Selain itu, kalau mau berjuang di sebuah negara, ya harus menetap di situ. Kita kan tidak sekadar mengirim lagu. Makanya aku memulai dari bawah, karena buat aku itu penting. Dari segi bisnisnya, banyak sekali lika-liku yang harus kita pahami.
Waktu albumku pertama kali keluar di Amerika, ada yang bilang, “Kamu sepertinya punya kans untuk bisa besar di Amerika. Tapi kamu harus tinggal di sini.” Tetapi aku enggan, soalnya itu berarti aku harus bekerja dengan produser Amerika. Aku harus punya selera humor yang Amerika banget. Harus beradaptasi lagi.

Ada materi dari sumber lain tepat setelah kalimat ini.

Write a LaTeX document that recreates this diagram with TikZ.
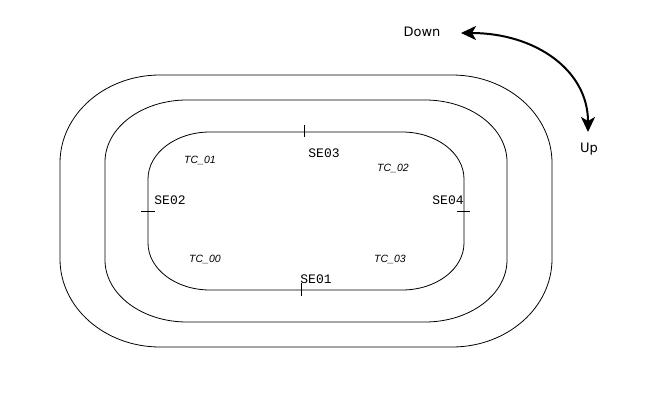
\documentclass[tikz,border=0pt]{standalone}
\usepackage{fontspec}
\setmainfont{DejaVu Sans}
\setmonofont{Liberation Mono}
\newfontfamily\tcfont{Liberation Sans}
\usetikzlibrary{arrows.meta}

\begin{document}
\begin{tikzpicture}[x=1pt,y=1pt,
	track/.style={draw,line width=0.8pt},
	se/.style={font=\fontsize{13}{13}\selectfont\ttfamily,inner sep=1pt},
	tc/.style={font=\fontsize{10.5}{10.5}\selectfont\tcfont\itshape,inner sep=1pt},
	dir/.style={font=\fontsize{13}{13}\selectfont,inner sep=1pt},
	turn/.style={line width=2pt,{Stealth[length=15pt,width=14pt,inset=4pt]}-{Stealth[length=15pt,width=14pt,inset=4pt]}}]
	\useasboundingbox (0,0) rectangle (650,400);
	% the three tracks
	\foreach \w/\h/\rx/\ry in {246/136/100/88,201/111/82/62,158/79/62/47}{
		\draw[track] (306+\w-\rx,189+\h) -- (306-\w+\rx,189+\h)
			arc[start angle=90,end angle=180,x radius=\rx pt,y radius=\ry pt] -- (306-\w,189-\h+\ry)
			arc[start angle=180,end angle=270,x radius=\rx pt,y radius=\ry pt] -- (306+\w-\rx,189-\h)
			arc[start angle=270,end angle=360,x radius=\rx pt,y radius=\ry pt] -- (306+\w,189+\h-\ry)
			arc[start angle=0,end angle=90,x radius=\rx pt,y radius=\ry pt] -- cycle;
	}
	% section marks
	\draw (304,275) -- (304,263);
	\draw (301,117) -- (301,104);
	\draw (141,189) -- (155,189);
	\draw (457,189) -- (470,189);
	\node[se] (se03) at (324,247) {SE03};
	\node[se] (se02) at (170,200) {SE02};
	\node[se] (se04) at (448,200) {SE04};
	\node[se] (se01) at (316,121) {SE01};
	\node[tc] (tc01) at (200,240) {TC\_01};
	\node[tc] (tc02) at (393,232) {TC\_02};
	\node[tc] (tc00) at (205,141) {TC\_00};
	\node[tc] (tc03) at (390,141) {TC\_03};
	\node[dir] (down) at (422,368) {Down};
	\node[dir] (up) at (589,251) {Up};
	\coordinate (dtip) at (461,367);
	\coordinate (utip) at (588,268);
	\draw[turn] (dtip) .. controls (535,367) and (588,330) .. (utip);
\end{tikzpicture}
\end{document}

Anggun dan banyak artis memulai karier dari bawah. Padahal lewat YouTube, seorang anggota Brimob bisa langsung terkenal dalam dua hari.
Hahaha, itu kan fenomena kultur pop. Sutradara Andy Warhol dulu pernah bilang, “In the future, everyone will be world-famous for 15 minutes.” Dia sangat visioner.
Sekarang ini kalau kita lihat, semua orang pengin terkenal. Tapi itu hanya sementara. Kesannya hanya instan seperti kentang goreng McDonalds yang harus dimakan di tempat — karena begitu sampai rumah, sudah tidak enak lagi.
Buat aku, itu bukan sesuatu yang akan abadi. Fenomenanya akan abadi, tapi orangnya akan berganti-ganti.
Yang susah itu adalah menjadi seseorang yang tak tergantikan. Itu yang lebih bertahan lama, dan itu yang butuh perjuangan.
Meski lama tinggal di luar negeri, Anggun masih lancar berbahasa Indonesia.
Iya. Aku berbicara sama anakku hanya dalam bahasa Indonesia. Dia pintar bahasa Indonesia. Buatku itu salah satu kebanggan. Sisi nasionalisme buat seseorang itu bukan dari atribut yang kelihatan, apakah itu memakai batik atau lambang paspor. Buatku itu dimulai dari bahasa. Anak Indonesia harus bisa bahasa Indonesia, dong.